- **PROBLEM**:
Only the lines from the one with "Reproduce this chart with matplotlib." to the end of the data below should be given again, exactly, with both ends included and pictures omitted.

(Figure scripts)
_ _ _ _ _
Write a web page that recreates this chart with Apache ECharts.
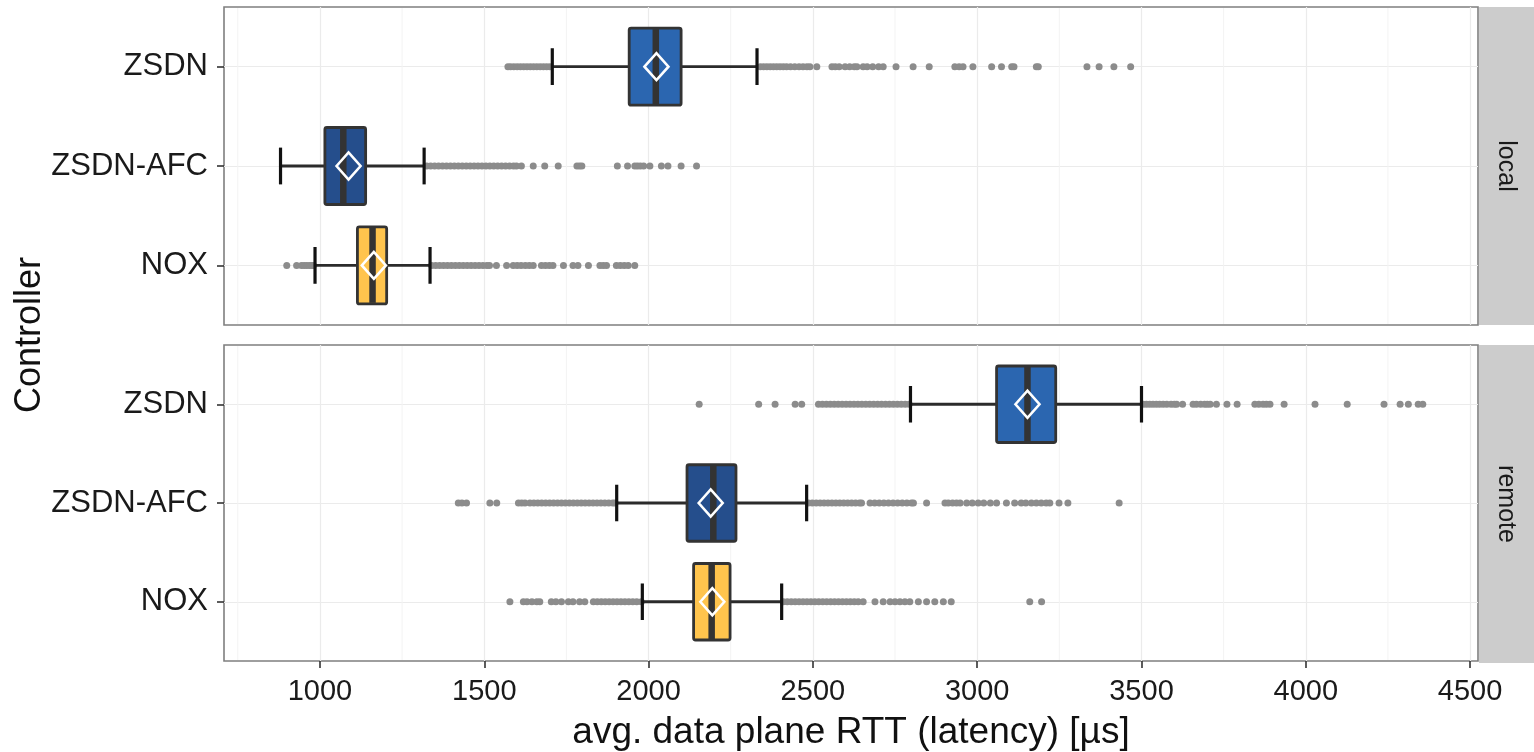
<!DOCTYPE html>
<html><head><meta charset="utf-8">
<script src="https://cdn.jsdelivr.net/npm/echarts@6/dist/echarts.min.js"></script>
<style>html,body{margin:0;padding:0;background:#fff;} #c{width:1534px;height:752px;}</style>
</head><body><div id="c"></div>
<script>
// ---------- data ----------
const controllers = ['ZSDN', 'ZSDN-AFC', 'NOX'];
const settings = ['local', 'remote'];
const xTicks = [1000, 1500, 2000, 2500, 3000, 3500, 4000, 4500];
const xMinorTicks = [750, 1250, 1750, 2250, 2750, 3250, 3750, 4250];
const xTitle = 'avg. data plane RTT (latency) [µs]';
const yTitle = 'Controller';

// box stats: [lowerWhisker, Q1, median, Q3, upperWhisker, mean]
const localZSDN = [1707, 1941, 2022, 2099, 2330, 2024];
const localAFC  = [880, 1015, 1071, 1139, 1317, 1087];
const localNOX  = [985, 1114, 1160, 1203, 1335, 1164];
const remoteZSDN = [2797, 3059, 3153, 3239, 3500, 3153];
const remoteAFC  = [1903, 2117, 2197, 2266, 2481, 2189];
const remoteNOX  = [1981, 2137, 2192, 2248, 2405, 2194];

// outliers
const localZSDNOut = [1572, 1580, 1590, 1600, 1610, 1620, 1630, 1640, 1650, 1660, 1670, 1680, 1690, 1700,
  2340, 2350, 2360, 2370, 2380, 2390, 2400, 2410, 2420, 2432, 2445, 2458, 2470, 2482, 2491, 2512,
  2558, 2568, 2580, 2598, 2612, 2626, 2634, 2653, 2665, 2682, 2700, 2714, 2753, 2805, 2854,
  2932, 2945, 2957, 2987, 3044, 3074, 3105, 3112, 3180, 3186, 3334, 3371, 3416, 3467];
const localAFCOut = [1325, 1337, 1349, 1361, 1373, 1385, 1397, 1409, 1421, 1433, 1445, 1457, 1469, 1481,
  1493, 1505, 1517, 1529, 1541, 1553, 1565, 1577, 1589, 1598, 1613, 1649, 1684, 1725, 1782, 1790, 1797,
  1905, 1936, 1958, 1966, 1975, 1985, 2004, 2039, 2059, 2099, 2146];
const localNOXOut = [899, 929, 944, 952, 960, 968, 975, 980,
  1340, 1352, 1364, 1376, 1388, 1400, 1412, 1424, 1436, 1448, 1460, 1472, 1484, 1496, 1508, 1516,
  1537, 1568, 1588, 1600, 1612, 1625, 1637, 1649, 1674, 1686, 1698, 1709, 1741, 1770, 1785, 1817,
  1852, 1862, 1872, 1902, 1914, 1926, 1938, 1958];
const remoteZSDNOut = [2154, 2335, 2385, 2446, 2466,
  2517, 2529, 2541, 2553, 2565, 2577, 2589, 2601, 2613, 2625, 2637, 2649, 2661, 2673, 2685, 2697,
  2709, 2721, 2733, 2745, 2757, 2769, 2781, 2793,
  3505, 3515, 3525, 3535, 3545, 3555, 3566, 3577, 3590, 3600, 3607, 3625, 3657, 3667, 3680, 3692,
  3700, 3709, 3728, 3760, 3791, 3845, 3857, 3870, 3880, 3891, 3934, 4028, 4126, 4238, 4287, 4312, 4342, 4356];
const remoteAFCOut = [1421, 1432, 1446, 1517, 1538, 1604, 1614, 1624,
  1639, 1651, 1663, 1675, 1687, 1699, 1711, 1723, 1735, 1747, 1759, 1771, 1783, 1795, 1807, 1819,
  1831, 1843, 1855, 1867, 1879, 1891, 1898,
  2486, 2498, 2510, 2522, 2534, 2546, 2558, 2570, 2582, 2594, 2606, 2618, 2630, 2642, 2648,
  2674, 2688, 2702, 2716, 2730, 2744, 2758, 2772, 2786, 2800, 2806, 2846,
  2902, 2912, 2925, 2937, 2948, 2968, 2985, 3003, 3020, 3040, 3059, 3089, 3114,
  3134, 3148, 3165, 3180, 3195, 3210, 3221, 3249, 3276, 3432];
const remoteNOXOut = [1578, 1619, 1630, 1645, 1660, 1669, 1704, 1718, 1735, 1756, 1770, 1790, 1806,
  1832, 1844, 1856, 1868, 1880, 1892, 1904, 1916, 1928, 1940, 1952, 1964, 1978,
  2410, 2422, 2434, 2446, 2458, 2470, 2482, 2494, 2506, 2518, 2530, 2542, 2554, 2566, 2578, 2590,
  2602, 2614, 2626, 2638, 2653, 2689, 2714, 2735, 2750, 2765, 2780, 2795, 2821, 2846, 2871, 2897,
  2921, 3160, 3196];

// ---------- styling ----------
const boxColors = ['#2B66B0', '#254E8C', '#FFC44D'];
const FONT = '"Liberation Sans", Arial, Helvetica, sans-serif';
const PANEL_L = 224, PANEL_W = 1254, PANEL_H = 318;
const PANEL_TOPS = [7, 345];
const X_MIN = 708, X_MAX = 4524;

const statsBySetting = [[localZSDN, localAFC, localNOX], [remoteZSDN, remoteAFC, remoteNOX]];
const outBySetting = [[localZSDNOut, localAFCOut, localNOXOut], [remoteZSDNOut, remoteAFCOut, remoteNOXOut]];

function renderBox(params, api) {
  const c = api.value(0);
  const P = k => api.coord([api.value(k), c]);
  const lo = P(1), q1 = P(2), md = P(3), q3 = P(4), hi = P(5), mn = P(6);
  const unit = Math.abs(api.size([0, 1])[1]);
  const y = lo[1];
  const bh = unit * 0.775, ch = unit * 0.37;
  const col = boxColors[api.value(7)];
  return {
    type: 'group',
    children: [
      {type: 'line', shape: {x1: lo[0], y1: y, x2: q1[0], y2: y}, style: {stroke: '#2B2B2B', lineWidth: 2.8}},
      {type: 'line', shape: {x1: q3[0], y1: y, x2: hi[0], y2: y}, style: {stroke: '#2B2B2B', lineWidth: 2.8}},
      {type: 'line', shape: {x1: lo[0], y1: y - ch / 2, x2: lo[0], y2: y + ch / 2}, style: {stroke: '#111', lineWidth: 3.2}},
      {type: 'line', shape: {x1: hi[0], y1: y - ch / 2, x2: hi[0], y2: y + ch / 2}, style: {stroke: '#111', lineWidth: 3.2}},
      {type: 'rect', shape: {x: q1[0], y: y - bh / 2, width: q3[0] - q1[0], height: bh, r: 2},
        style: {fill: col, stroke: '#333', lineWidth: 2.8}},
      {type: 'line', shape: {x1: md[0], y1: y - bh / 2 + 1, x2: md[0], y2: y + bh / 2 - 1}, style: {stroke: '#333', lineWidth: 6.5}},
      {type: 'polygon', shape: {points: [[mn[0] - 12, y], [mn[0], y - 13.5], [mn[0] + 12, y], [mn[0], y + 13.5]]},
        style: {fill: 'none', stroke: '#fff', lineWidth: 2.6}}
    ]
  };
}

function renderMinorGrid(params, api) {
  const cs = params.coordSys;
  const p = api.coord([api.value(0), 2]);
  return {type: 'line', shape: {x1: p[0], y1: cs.y + 1, x2: p[0], y2: cs.y + cs.height - 1},
    style: {stroke: '#F3F3F3', lineWidth: 1}, silent: true};
}

const grids = PANEL_TOPS.map(t => ({
  left: PANEL_L, top: t, width: PANEL_W, height: PANEL_H,
  show: true, borderColor: '#7F7F7F', borderWidth: 1.6, backgroundColor: '#fff'
}));

const xAxes = PANEL_TOPS.map((t, i) => ({
  type: 'value', gridIndex: i, min: X_MIN, max: X_MAX,
  axisLine: {show: false},
  axisTick: {show: i === 1, customValues: xTicks, length: 7, lineStyle: {color: '#333', width: 1.6}},
  axisLabel: {show: i === 1, customValues: xTicks, margin: 16, fontSize: 29, color: '#1A1A1A', fontFamily: FONT,
    formatter: v => String(v)},
  minorTick: {show: false},
  minorSplitLine: {show: false},
  splitLine: {show: true, lineStyle: {color: '#EBEBEB', width: 1.2}},
  name: i === 1 ? xTitle : '', nameLocation: 'middle', nameGap: 53,
  nameTextStyle: {fontSize: 37, color: '#111', fontFamily: FONT}
}));

const yAxes = PANEL_TOPS.map((t, i) => ({
  type: 'value', gridIndex: i, min: 0.4, max: 3.6, inverse: true,
  axisLine: {show: false},
  axisTick: {show: true, customValues: [1, 2, 3], length: 7, lineStyle: {color: '#333', width: 1.6}},
  axisLabel: {show: true, customValues: [1, 2, 3], margin: 16, fontSize: 31, color: '#1A1A1A', fontFamily: FONT,
    formatter: v => controllers[Math.round(v) - 1] || ''},
  splitLine: {show: true, lineStyle: {color: '#EBEBEB', width: 1.2}}
}));

const series = [];
settings.forEach((s, i) => {
  series.push({
    type: 'custom', name: s + ' minor grid', xAxisIndex: i, yAxisIndex: i, renderItem: renderMinorGrid,
    z: 1, silent: true, encode: {x: 0}, data: xMinorTicks.map(v => [v])
  });
  const pts = [];
  outBySetting[i].forEach((arr, k) => arr.forEach(v => pts.push([v, k + 1])));
  series.push({
    type: 'scatter', name: s + ' outliers', xAxisIndex: i, yAxisIndex: i, data: pts,
    symbol: 'circle', symbolSize: 7, itemStyle: {color: '#8C8C8C', opacity: 1}, silent: true, z: 2
  });
  series.push({
    type: 'custom', name: s, xAxisIndex: i, yAxisIndex: i, renderItem: renderBox, z: 3,
    encode: {x: [1, 2, 3, 4, 5, 6], y: 0},
    data: statsBySetting[i].map((st, k) => [k + 1, ...st, k])
  });
});

const graphic = [
  {type: 'text', x: 30, y: (PANEL_TOPS[0] + PANEL_TOPS[1] + PANEL_H) / 2, rotation: Math.PI / 2,
    style: {text: yTitle, fontSize: 36, fill: '#111', fontFamily: FONT, align: 'center', verticalAlign: 'middle'}}
];
settings.forEach((s, i) => {
  graphic.push({type: 'rect', shape: {x: PANEL_L + PANEL_W + 1, y: PANEL_TOPS[i], width: 60, height: PANEL_H},
    style: {fill: '#CCCCCC'}});
  graphic.push({type: 'text', x: PANEL_L + PANEL_W + 28, y: PANEL_TOPS[i] + PANEL_H / 2, rotation: -Math.PI / 2,
    style: {text: s, fontSize: 25, fill: '#1A1A1A', fontFamily: FONT, align: 'center', verticalAlign: 'middle'}});
});

const chart = echarts.init(document.getElementById('c'), null, {renderer: 'canvas'});
chart.setOption({
  animation: false,
  backgroundColor: '#fff',
  textStyle: {fontFamily: FONT},
  grid: grids, xAxis: xAxes, yAxis: yAxes, series, graphic
});
</script></body></html>
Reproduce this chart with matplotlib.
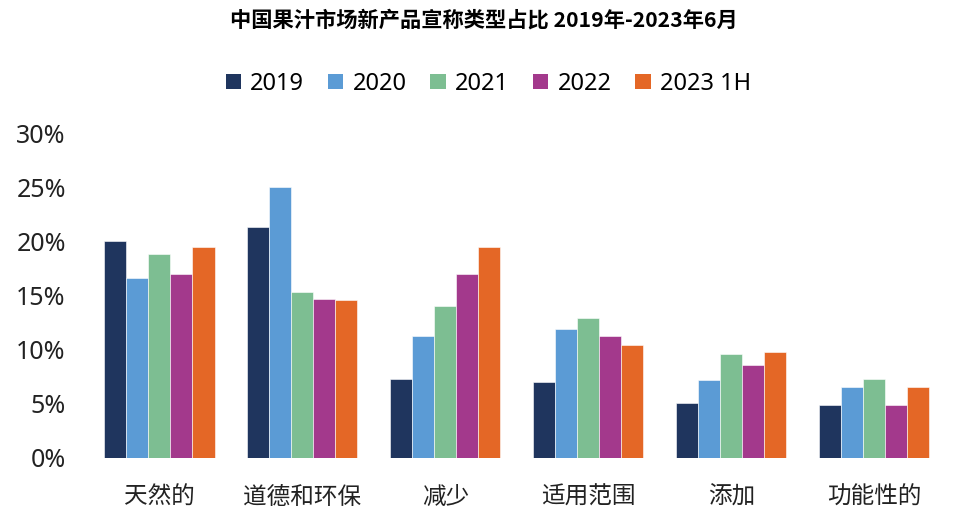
import numpy as np
import matplotlib.pyplot as plt
from matplotlib.patches import Patch

plt.rcParams['font.family'] = ['Noto Sans', 'Noto Sans CJK SC', 'DejaVu Sans']

## Data
categories = ['天然的', '道德和环保', '减少', '适用范围', '添加', '功能性的']
series = ['2019', '2020', '2021', '2022', '2023 1H']
v2019 = [20.0, 21.3, 7.3, 7.0, 5.1, 4.9]
v2020 = [16.6, 25.0, 11.3, 11.9, 7.2, 6.55]
v2021 = [18.8, 15.35, 14.0, 12.9, 9.6, 7.3]
v2022 = [17.0, 14.65, 17.0, 11.3, 8.6, 4.9]
v2023 = [19.45, 14.55, 19.45, 10.45, 9.75, 6.55]
values = [v2019, v2020, v2021, v2022, v2023]
colors = ['#1F355E', '#5B9BD5', '#7DBE92', '#A3398C', '#E46726']

title = '中国果汁市场新产品宣称类型占比 2019年-2023年6月'

## Figure
fig = plt.figure(figsize=(9.67, 5.3), dpi=100)
ax = fig.add_axes([0.091, 0.136, 0.887, 0.613])

x = np.arange(len(categories))
bw = 0.154
for i, (vals, c) in enumerate(zip(values, colors)):
    ax.bar(x + (i - 2) * bw, vals, width=bw, color=c, edgecolor='white', linewidth=0.4)

ax.set_xlim(-0.5, len(categories) - 0.5)
ax.set_ylim(0, 30)
ax.set_yticks(np.arange(0, 31, 5))
ax.set_yticklabels([f'{t}%' for t in range(0, 31, 5)], fontsize=18, color='#222222')
ax.set_xticks(x)
ax.set_xticklabels(categories, fontsize=17, color='#222222')
ax.tick_params(axis='both', length=0)
ax.tick_params(axis='y', pad=16)
ax.tick_params(axis='x', pad=20)
for s in ax.spines.values():
    s.set_visible(False)

fig.text(0.5, 0.962, title, ha='center', va='center', fontsize=15.3, fontweight='bold',
         family=['Noto Sans CJK SC', 'DejaVu Sans'])

handles = [Patch(facecolor=c, edgecolor='none') for c in colors]
fig.legend(handles, series, loc='center', bbox_to_anchor=(0.505, 0.842), ncol=5,
           frameon=False, fontsize=17, handlelength=0.65, handleheight=0.65,
           handletextpad=0.4, columnspacing=1.0)

fig.savefig('out.png', dpi=100)
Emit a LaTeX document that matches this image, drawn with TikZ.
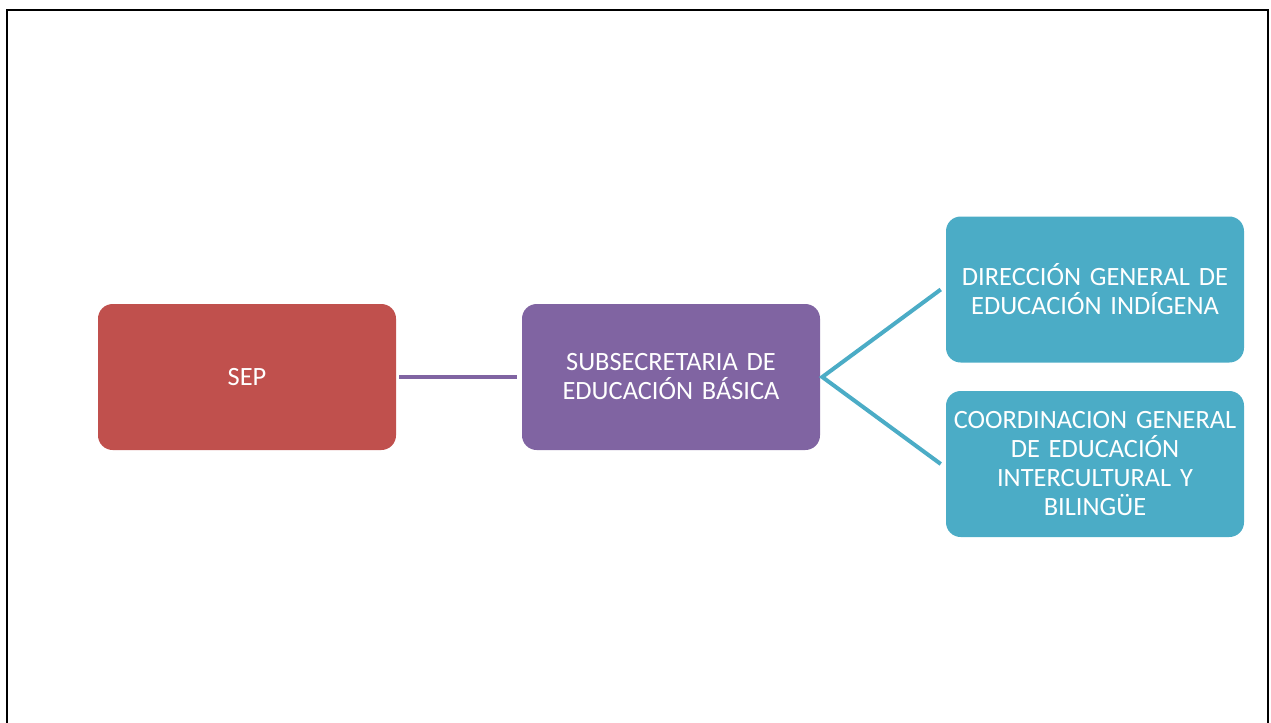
_ _ _ _ _
- **ANSWER TO THIS TASK**:
Reproduce this chart with matplotlib.
import numpy as np
import matplotlib.pyplot as plt
from matplotlib.patches import Patch

plt.rcParams['font.family'] = ['Noto Sans', 'Noto Sans CJK SC', 'DejaVu Sans']

## Data
categories = ['天然的', '道德和环保', '减少', '适用范围', '添加', '功能性的']
series = ['2019', '2020', '2021', '2022', '2023 1H']
v2019 = [20.0, 21.3, 7.3, 7.0, 5.1, 4.9]
v2020 = [16.6, 25.0, 11.3, 11.9, 7.2, 6.55]
v2021 = [18.8, 15.35, 14.0, 12.9, 9.6, 7.3]
v2022 = [17.0, 14.65, 17.0, 11.3, 8.6, 4.9]
v2023 = [19.45, 14.55, 19.45, 10.45, 9.75, 6.55]
values = [v2019, v2020, v2021, v2022, v2023]
colors = ['#1F355E', '#5B9BD5', '#7DBE92', '#A3398C', '#E46726']

title = '中国果汁市场新产品宣称类型占比 2019年-2023年6月'

## Figure
fig = plt.figure(figsize=(9.67, 5.3), dpi=100)
ax = fig.add_axes([0.091, 0.136, 0.887, 0.613])

x = np.arange(len(categories))
bw = 0.154
for i, (vals, c) in enumerate(zip(values, colors)):
    ax.bar(x + (i - 2) * bw, vals, width=bw, color=c, edgecolor='white', linewidth=0.4)

ax.set_xlim(-0.5, len(categories) - 0.5)
ax.set_ylim(0, 30)
ax.set_yticks(np.arange(0, 31, 5))
ax.set_yticklabels([f'{t}%' for t in range(0, 31, 5)], fontsize=18, color='#222222')
ax.set_xticks(x)
ax.set_xticklabels(categories, fontsize=17, color='#222222')
ax.tick_params(axis='both', length=0)
ax.tick_params(axis='y', pad=16)
ax.tick_params(axis='x', pad=20)
for s in ax.spines.values():
    s.set_visible(False)

fig.text(0.5, 0.962, title, ha='center', va='center', fontsize=15.3, fontweight='bold',
         family=['Noto Sans CJK SC', 'DejaVu Sans'])

handles = [Patch(facecolor=c, edgecolor='none') for c in colors]
fig.legend(handles, series, loc='center', bbox_to_anchor=(0.505, 0.842), ncol=5,
           frameon=False, fontsize=17, handlelength=0.65, handleheight=0.65,
           handletextpad=0.4, columnspacing=1.0)

fig.savefig('out.png', dpi=100)
Emit a LaTeX document that matches this image, drawn with TikZ.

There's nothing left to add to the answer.